Darren Partington, 808 State
The energetic, bundle of fun frontman of 808 State. An Eastern Bloc
regular from the mid 80’s and one half of the infamous 808 State radio
show, Darren still plays with 808 State and dj’s throughout the world as
one half of the Spinmasters, the offical 808 State DJ team.
Suddi Raval, Together
Hacienda regular, man about town and the legendarily double jointed vocal
cords behind Together’s “Hardcore Uproar” which is set for a re-release
over the next few months featuring both the original and new remixes.
Tom Rowlands, The Chemical Brothers
One half of the Chemical Brothers who back then came to Manchester as
history students and left as The Dust Brothers whose first release “Song
To The Siren” set them on their way to international acclaim and some 15
years as one of the top dance acts across the world.
Rowetta, Happy Mondays
X Factor and Happy Mondays survivor, Rowetta boasts one of the most
fearsome, diva styled vocal ranges in modern music. From Step On to Black
Grape to current dance records, she remains one of the few girls to be
considered totally well in on the Factory Records / Hacienda scene and
remains so today.
Sasha, DJ Sasha
Came to Manchester one Alexander Coe from Wrexham back in 1988, left in
1992 as the internationally renowned DJ Sasha. At the top of his game
since then with residencies at The Hacienda, Renaissance, Twilo and more,
he presently records and releases his own gear vis his imprint Emfire
records and the follow up to his mega selling “Involver” artist / remix
compilation, “Invol2ver” is set to drop early September 08.

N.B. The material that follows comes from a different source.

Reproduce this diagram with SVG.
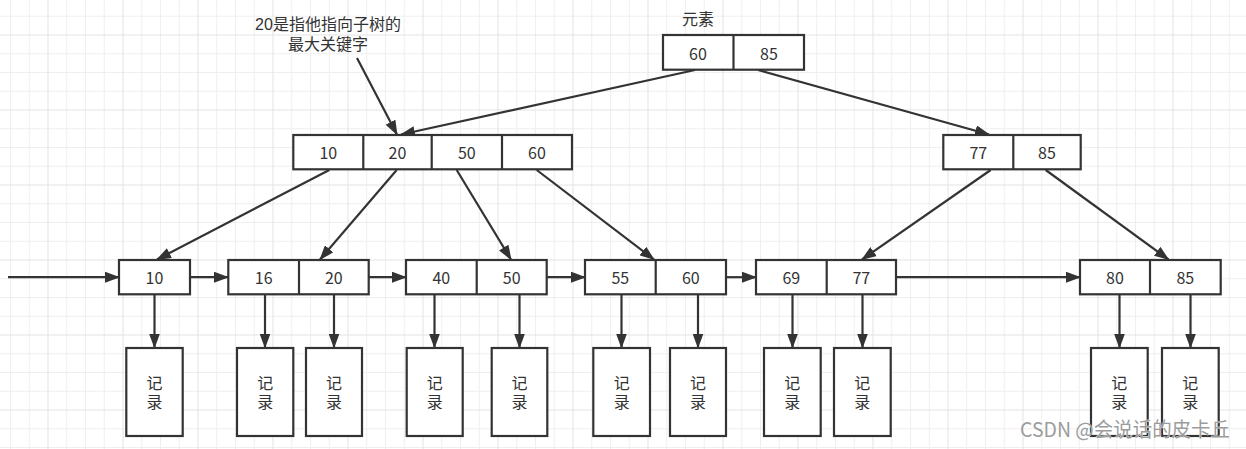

Ed Simons, The Chemical Brothers
The other half of the Chemical Brothers who back then came to Manchester
as history students and left as The Dust Brothers whose first release
“Song To The Siren” set them on their way to international acclaim and
some 15 years as one of the top dance acts across the world.
Danny Spencer, Sure Is Pure
The other half of Sure Is Pure and more the production head to Kelvin’s DJ
nous, Danny was practically resident at Manchester’s Spirit Studios in the
late 80’s and one of the early adopter of Acid House and it’s associated
technologies. Then onto the classic “Ride The Rhythm”, Gem Records and as
the other half of possibly the finest balearic remixers, Sure Is Pure.
Like Kelvin, nowadays part of Soul Mekanik.